Still, credentials vary widely. Some designations require extensive exams and experience. Others may be narrower, less recognized, or easier to obtain. That is why FINRA maintains a professional-designations database: investors can review the issuing organization, requirements, continuing education, complaint process, and disciplinary process before giving the credential too much weight.

How Investors Should Evaluate It

A useful credential review starts with three questions. First, is the designation active and verifiable with the issuing body? Second, what did the adviser actually have to do to earn and maintain it? Third, does the credential relate to the service being offered?

After that, investors should move beyond the initials. Look up the adviser and firm through BrokerCheck, IAPD, or state regulator tools as applicable. Review Form ADV or Form CRS when relevant. Ask how the adviser is paid, whether they act as a fiduciary for the engagement, what conflicts exist, and what services are included in the fee.

CWM Versus CFP and Other Designations

CWM should not be treated as interchangeable with CFP, CFA, CPA, ChFC, or other professional marks. Each credential has its own issuer, scope, standards, recognition, and maintenance requirements. The right comparison depends on the job: comprehensive financial planning, portfolio management, tax work, trust administration, private banking, or investment research.

For wealth management clients, the best credential is the one that matches the problem. A business owner preparing for a sale, a retiree managing taxable income, and a family office evaluating private investments may need different expertise even if each works with someone who uses the language of wealth management.

What It Does Not Guarantee

A CWM designation does not guarantee investment performance, eliminate conflicts, create fiduciary status by itself, or prove that an adviser is registered with the SEC, a state regulator, or FINRA. It also does not replace a written advisory agreement, fee schedule, investment policy, tax plan, or estate-planning document.

The practical use of the designation is as one due-diligence input. It can be a conversation starter, but it should not be the reason an investor stops asking questions.

Simple Due-Diligence Checklist

A client considering an adviser who uses the CWM mark can ask for the adviser's full legal name, firm name, regulatory registration, credential verification link, fee schedule, services covered, conflicts, and written fiduciary status for the engagement.

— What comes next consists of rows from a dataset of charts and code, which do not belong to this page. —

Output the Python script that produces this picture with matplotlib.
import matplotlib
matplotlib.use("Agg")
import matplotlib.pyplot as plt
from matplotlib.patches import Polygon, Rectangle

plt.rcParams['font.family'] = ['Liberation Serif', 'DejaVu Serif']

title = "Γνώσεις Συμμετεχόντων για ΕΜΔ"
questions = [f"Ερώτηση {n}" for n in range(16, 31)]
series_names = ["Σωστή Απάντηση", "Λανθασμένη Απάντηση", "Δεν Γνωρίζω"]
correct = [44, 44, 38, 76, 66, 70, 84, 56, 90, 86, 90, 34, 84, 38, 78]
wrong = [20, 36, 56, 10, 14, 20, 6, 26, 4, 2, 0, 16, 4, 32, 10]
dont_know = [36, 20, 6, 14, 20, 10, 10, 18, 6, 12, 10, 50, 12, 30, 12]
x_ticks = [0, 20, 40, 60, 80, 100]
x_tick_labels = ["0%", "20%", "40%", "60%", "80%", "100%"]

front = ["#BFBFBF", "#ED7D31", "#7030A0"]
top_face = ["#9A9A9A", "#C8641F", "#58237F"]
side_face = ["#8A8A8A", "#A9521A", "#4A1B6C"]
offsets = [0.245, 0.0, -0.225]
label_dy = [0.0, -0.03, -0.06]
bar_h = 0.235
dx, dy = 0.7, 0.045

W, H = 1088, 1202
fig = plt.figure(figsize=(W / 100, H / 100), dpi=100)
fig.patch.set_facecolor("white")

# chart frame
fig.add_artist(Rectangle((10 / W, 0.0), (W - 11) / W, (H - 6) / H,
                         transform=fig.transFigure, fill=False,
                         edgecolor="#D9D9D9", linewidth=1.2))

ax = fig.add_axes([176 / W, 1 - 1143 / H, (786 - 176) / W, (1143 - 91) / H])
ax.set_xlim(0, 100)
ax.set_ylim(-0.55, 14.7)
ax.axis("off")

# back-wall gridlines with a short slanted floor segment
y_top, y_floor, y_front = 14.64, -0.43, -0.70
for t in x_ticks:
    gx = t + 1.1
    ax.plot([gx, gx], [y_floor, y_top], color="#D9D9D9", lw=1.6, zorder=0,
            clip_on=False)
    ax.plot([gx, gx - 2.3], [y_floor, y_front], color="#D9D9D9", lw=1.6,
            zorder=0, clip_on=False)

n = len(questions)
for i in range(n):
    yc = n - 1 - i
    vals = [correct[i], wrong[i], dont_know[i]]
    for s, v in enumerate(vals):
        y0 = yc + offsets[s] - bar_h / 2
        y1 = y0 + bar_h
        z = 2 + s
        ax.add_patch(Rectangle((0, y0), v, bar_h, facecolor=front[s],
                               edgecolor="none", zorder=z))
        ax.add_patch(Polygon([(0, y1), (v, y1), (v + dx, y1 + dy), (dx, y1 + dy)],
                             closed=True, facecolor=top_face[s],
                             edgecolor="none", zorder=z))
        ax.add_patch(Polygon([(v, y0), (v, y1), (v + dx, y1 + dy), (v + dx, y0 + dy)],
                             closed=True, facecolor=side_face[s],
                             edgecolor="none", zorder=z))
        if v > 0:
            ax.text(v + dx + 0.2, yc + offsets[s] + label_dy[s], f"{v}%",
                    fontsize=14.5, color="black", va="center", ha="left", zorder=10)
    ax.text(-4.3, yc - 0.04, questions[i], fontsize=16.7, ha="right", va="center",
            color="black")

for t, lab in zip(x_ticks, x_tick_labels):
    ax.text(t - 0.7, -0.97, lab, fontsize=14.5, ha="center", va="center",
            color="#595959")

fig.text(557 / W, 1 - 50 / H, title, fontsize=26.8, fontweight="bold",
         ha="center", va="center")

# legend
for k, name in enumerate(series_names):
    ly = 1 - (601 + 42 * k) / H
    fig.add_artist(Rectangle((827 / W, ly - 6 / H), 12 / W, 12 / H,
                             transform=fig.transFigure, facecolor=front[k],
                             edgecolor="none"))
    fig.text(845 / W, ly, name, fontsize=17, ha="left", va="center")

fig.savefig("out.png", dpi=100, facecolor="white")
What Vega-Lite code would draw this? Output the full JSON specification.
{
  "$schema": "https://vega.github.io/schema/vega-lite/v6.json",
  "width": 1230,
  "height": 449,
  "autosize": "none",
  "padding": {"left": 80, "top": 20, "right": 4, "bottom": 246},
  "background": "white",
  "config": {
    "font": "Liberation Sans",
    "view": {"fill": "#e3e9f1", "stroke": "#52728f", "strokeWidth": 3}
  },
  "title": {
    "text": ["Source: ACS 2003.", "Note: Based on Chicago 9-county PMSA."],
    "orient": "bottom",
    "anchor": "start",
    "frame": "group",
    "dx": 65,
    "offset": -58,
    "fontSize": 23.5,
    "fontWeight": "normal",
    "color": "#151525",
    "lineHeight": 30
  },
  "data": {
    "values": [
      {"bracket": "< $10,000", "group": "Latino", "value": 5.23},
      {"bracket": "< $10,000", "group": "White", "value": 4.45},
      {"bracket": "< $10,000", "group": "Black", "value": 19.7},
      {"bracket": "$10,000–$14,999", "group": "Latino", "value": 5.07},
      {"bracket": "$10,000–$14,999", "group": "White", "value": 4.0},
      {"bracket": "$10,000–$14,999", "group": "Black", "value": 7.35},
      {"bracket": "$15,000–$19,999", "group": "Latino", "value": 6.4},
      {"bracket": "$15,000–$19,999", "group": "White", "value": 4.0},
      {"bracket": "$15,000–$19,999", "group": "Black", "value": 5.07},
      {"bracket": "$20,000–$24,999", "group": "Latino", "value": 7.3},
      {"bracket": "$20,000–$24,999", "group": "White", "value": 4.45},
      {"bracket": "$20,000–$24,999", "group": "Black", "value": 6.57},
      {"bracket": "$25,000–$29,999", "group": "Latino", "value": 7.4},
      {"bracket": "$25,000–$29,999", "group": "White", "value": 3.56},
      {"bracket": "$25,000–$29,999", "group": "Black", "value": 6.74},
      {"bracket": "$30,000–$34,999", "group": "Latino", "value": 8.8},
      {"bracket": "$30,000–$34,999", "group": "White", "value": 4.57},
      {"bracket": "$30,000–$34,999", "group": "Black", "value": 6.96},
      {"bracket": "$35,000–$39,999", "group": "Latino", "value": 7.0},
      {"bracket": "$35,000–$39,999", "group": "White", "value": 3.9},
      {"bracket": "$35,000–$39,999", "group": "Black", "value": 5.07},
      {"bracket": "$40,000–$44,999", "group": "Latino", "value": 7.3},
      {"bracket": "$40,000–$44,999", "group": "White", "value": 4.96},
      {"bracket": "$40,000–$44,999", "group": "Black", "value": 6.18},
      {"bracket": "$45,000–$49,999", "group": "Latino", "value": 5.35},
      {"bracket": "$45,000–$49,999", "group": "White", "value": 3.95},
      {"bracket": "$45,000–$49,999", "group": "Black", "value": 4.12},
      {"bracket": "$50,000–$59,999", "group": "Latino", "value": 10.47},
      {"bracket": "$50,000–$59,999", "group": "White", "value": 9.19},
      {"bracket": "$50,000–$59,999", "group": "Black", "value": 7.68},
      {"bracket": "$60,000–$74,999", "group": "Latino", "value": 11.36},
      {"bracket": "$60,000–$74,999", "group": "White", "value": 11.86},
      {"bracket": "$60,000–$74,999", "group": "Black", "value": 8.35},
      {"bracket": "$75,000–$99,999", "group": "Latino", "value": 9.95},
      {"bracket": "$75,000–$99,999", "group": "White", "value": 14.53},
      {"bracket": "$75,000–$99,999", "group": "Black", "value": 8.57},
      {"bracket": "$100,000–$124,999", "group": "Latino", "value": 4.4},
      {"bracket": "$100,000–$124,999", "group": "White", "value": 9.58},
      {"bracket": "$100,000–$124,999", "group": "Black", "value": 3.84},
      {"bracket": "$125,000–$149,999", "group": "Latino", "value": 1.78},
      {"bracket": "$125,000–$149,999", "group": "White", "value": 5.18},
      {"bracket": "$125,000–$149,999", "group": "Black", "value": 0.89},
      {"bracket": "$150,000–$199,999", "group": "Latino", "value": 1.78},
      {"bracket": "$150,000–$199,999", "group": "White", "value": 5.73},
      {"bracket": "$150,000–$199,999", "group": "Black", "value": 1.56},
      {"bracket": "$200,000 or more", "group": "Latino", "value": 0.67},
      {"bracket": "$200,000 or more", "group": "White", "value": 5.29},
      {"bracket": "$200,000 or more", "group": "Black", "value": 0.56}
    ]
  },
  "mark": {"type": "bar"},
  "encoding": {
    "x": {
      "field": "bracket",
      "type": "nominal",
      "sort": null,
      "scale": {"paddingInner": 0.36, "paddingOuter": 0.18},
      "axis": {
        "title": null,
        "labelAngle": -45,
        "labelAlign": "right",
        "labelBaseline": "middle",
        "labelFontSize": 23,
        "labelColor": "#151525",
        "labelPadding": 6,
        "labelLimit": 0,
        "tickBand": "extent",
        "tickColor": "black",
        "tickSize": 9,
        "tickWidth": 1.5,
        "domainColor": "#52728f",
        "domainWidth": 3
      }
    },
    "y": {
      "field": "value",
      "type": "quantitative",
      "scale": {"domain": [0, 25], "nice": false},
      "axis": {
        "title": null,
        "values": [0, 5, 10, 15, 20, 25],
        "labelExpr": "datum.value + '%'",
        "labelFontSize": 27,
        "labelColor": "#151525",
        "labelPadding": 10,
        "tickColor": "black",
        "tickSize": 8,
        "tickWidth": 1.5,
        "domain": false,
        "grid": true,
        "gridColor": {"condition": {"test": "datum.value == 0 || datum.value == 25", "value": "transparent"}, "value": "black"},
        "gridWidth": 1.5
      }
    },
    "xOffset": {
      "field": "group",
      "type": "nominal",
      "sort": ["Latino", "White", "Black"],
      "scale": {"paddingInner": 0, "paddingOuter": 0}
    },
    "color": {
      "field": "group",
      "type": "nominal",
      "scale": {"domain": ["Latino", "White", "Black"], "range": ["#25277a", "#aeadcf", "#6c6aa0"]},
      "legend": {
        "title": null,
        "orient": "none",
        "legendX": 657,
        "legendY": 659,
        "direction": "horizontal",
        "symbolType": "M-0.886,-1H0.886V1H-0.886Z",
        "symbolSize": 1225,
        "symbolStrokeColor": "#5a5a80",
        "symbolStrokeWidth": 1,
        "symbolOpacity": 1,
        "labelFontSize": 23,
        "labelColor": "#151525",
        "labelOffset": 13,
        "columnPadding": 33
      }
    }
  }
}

Those details make the credential useful without letting it become a shortcut.

The strongest adviser review combines credentials with registration records, references, experience, communication fit, planning depth, and written disclosure.

The Bottom Line

Chartered Wealth Manager is a wealth-management designation listed by FINRA as issued by GAFM. It may signal professional focus, but clients should verify the credential and separately evaluate registration, conflicts, fiduciary role, experience, fees, and fit.